For a continuous outcome being analyzed using GEE with a linear link, you have assurance that standard errors and point estimates are consistent with a first order trend regardless of distribution of outcome, heteroscedasticity, and mild non-linearity problems. Point estimates from the GEE are the same as those obtained from maximum likelihood (OLS), but the standard error estimates are the HC sandwich based errors and thus swamp up mild bits of classical model assumption violations.
In longitudinal analyses where attrition depends upon measured variables (e.g. age), you know that the so-called "missing data mechanism" is missing at random (not missing COMPLETELY at random, per Little, Rubin 2002) and, further, that maximum likelihood estimates "are not biased" due to the factorization of the likelihood including the missing data indicator and unobserved likelihood contribution due to measured rows.
My questions are:
- For ML estimates, are complete case analyses considered efficient?
- For GEE with linear link, are estimates somehow biased even though they're the same as those obtained from ML?
- Is the real problem that SEs from GEE with linear link are not guaranteed to be consistent? More so than is attributable to effective sample size loss due to complete case analysis?

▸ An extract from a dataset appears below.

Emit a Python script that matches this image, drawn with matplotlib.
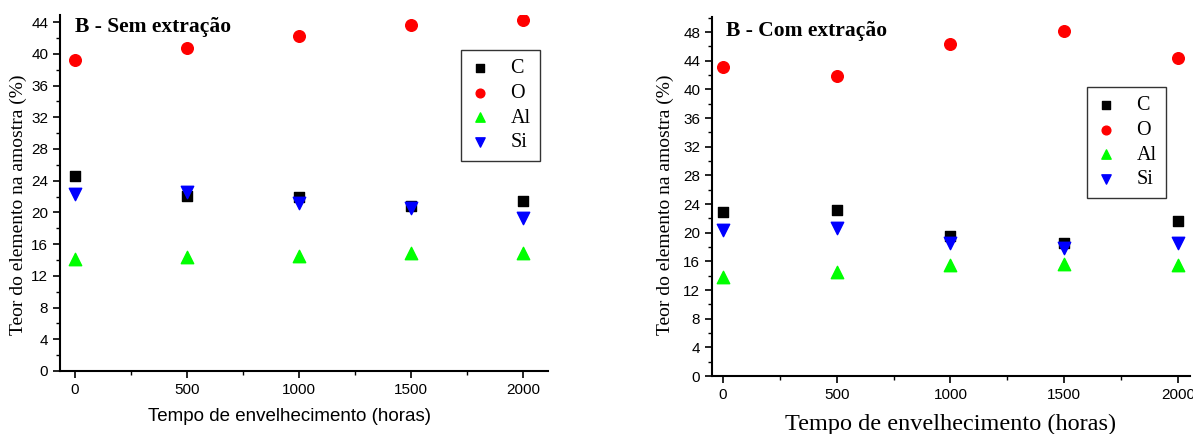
import matplotlib.pyplot as plt
from matplotlib.ticker import MultipleLocator

# tempo de envelhecimento (horas)
horas = [0, 500, 1000, 1500, 2000]

# B - Sem extração
sem_C = [24.6, 22.1, 22.0, 20.8, 21.5]
sem_O = [39.2, 40.8, 42.3, 43.7, 44.3]
sem_Al = [14.1, 14.4, 14.5, 14.9, 14.9]
sem_Si = [22.3, 22.6, 21.2, 20.6, 19.3]

# B - Com extração
com_C = [22.9, 23.1, 19.6, 18.5, 21.6]
com_O = [43.1, 41.9, 46.4, 48.1, 44.4]
com_Al = [13.8, 14.5, 15.5, 15.6, 15.5]
com_Si = [20.4, 20.7, 18.6, 17.8, 18.6]

serif = "Liberation Serif"
sans = "Liberation Sans"

fig = plt.figure(figsize=(11.93, 4.34), dpi=100)
W, H = 1193, 434


def painel(px, titulo, C, O, Al, Si, xlim, ylim, xlab, ylab_xy, leg_box, title_xy):
    l, t, r, b = px
    ax = fig.add_axes([l / W, 1 - b / H, (r - l) / W, (b - t) / H])
    ax.scatter(horas, C, marker="s", color="black", s=55, label="C", zorder=3)
    ax.scatter(horas, O, marker="o", color="#ff0000", s=70, label="O", zorder=3)
    ax.scatter(horas, Al, marker="^", color="#00ff00", s=80, label="Al", zorder=3)
    ax.scatter(horas, Si, marker="v", color="#0000ff", s=80, label="Si", zorder=3)
    ax.set_xlim(*xlim)
    ax.set_ylim(*ylim)
    ax.set_xticks(horas)
    ax.xaxis.set_minor_locator(MultipleLocator(250))
    ax.yaxis.set_major_locator(MultipleLocator(4))
    ax.yaxis.set_minor_locator(MultipleLocator(2))
    ax.spines["top"].set_visible(False)
    ax.spines["right"].set_visible(False)
    ax.spines["left"].set_linewidth(1.5)
    ax.spines["bottom"].set_linewidth(1.5)
    ax.tick_params(which="major", direction="out", length=5, width=1.2, labelsize=11)
    ax.tick_params(which="minor", direction="out", length=3, width=1.0)
    for lab in ax.get_xticklabels() + ax.get_yticklabels():
        lab.set_fontfamily(sans)
    ax.set_xlabel("Tempo de envelhecimento (horas)", fontsize=xlab[1], family=xlab[0])
    ax.xaxis.set_label_coords(xlab[2], xlab[3])
    ax.set_ylabel("Teor do elemento na amostra (%)", fontsize=14, family=serif)
    ax.yaxis.set_label_coords(*ylab_xy)
    ax.text(title_xy[0], title_xy[1], titulo, transform=ax.transAxes, fontsize=15.5,
            fontweight="bold", family=serif, va="center", ha="left")
    leg = ax.legend(loc="upper left", bbox_to_anchor=leg_box, borderaxespad=0, frameon=True,
                    fancybox=False, edgecolor="black", prop={"family": serif, "size": 14.5},
                    handletextpad=1.0, borderpad=0.45, labelspacing=0.28, handlelength=1.0,
                    markerscale=0.75)
    leg.get_frame().set_linewidth(1.0)
    return ax


ax1 = painel((60, 15, 548, 371), "B - Sem extração", sem_C, sem_O, sem_Al, sem_Si,
             (-67, 2112), (0, 44.9), (sans, 13.5, 0.47, -0.105), (-0.068, 0.466),
             ((461 - 60) / 488, 1 - (50 - 15) / 356), (0.03, 0.965))
ax2 = painel((712, 17, 1190, 376), "B - Com extração", com_C, com_O, com_Al, com_Si,
             (-48, 2053), (0, 50.1), (serif, 17.5, 0.5, -0.105), (-0.079, 0.476),
             ((1087 - 712) / 478, 1 - (87 - 17) / 359), (0.03, 0.96))

fig.savefig("out.png", dpi=100)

- Does weighting promise to help remedy the the SEs above and beyond effective sample size loss due to complete case analysis if there are other reasons why the GEE would be "wrong" in this case?
Best Answer
You should also note that typically in longitudinal studies with attrition the dropout can depend both on measured covariates but also on the response at times you didn't observe, so you can't just say "I collected everything I think to be associated with dropout" and say you have MAR. MAR is a genuine assumption about how the world works, and it cannot be checked from the data. If two people with the same response history and same covariates are on study and one drops out and one does not, MAR essentially states that you can use the guy who stayed on to learn the distribution of the guy who dropped out, and this is a very strong assumption. In longitudinal studies, the consensus among experts is that an analysis of sensitivity to the MAR assumption is ideal, but I don't think this has made it into the software world yet.
Unfortunately, I'm not aware of any software for doing doubly robust estimation, but likelihood-based estimation is easy (IMO the easiest thing to do is use Bayesian software for fitting, but there is also lots of software out there). You can also do inverse probability weighting easily, but it has stability issues.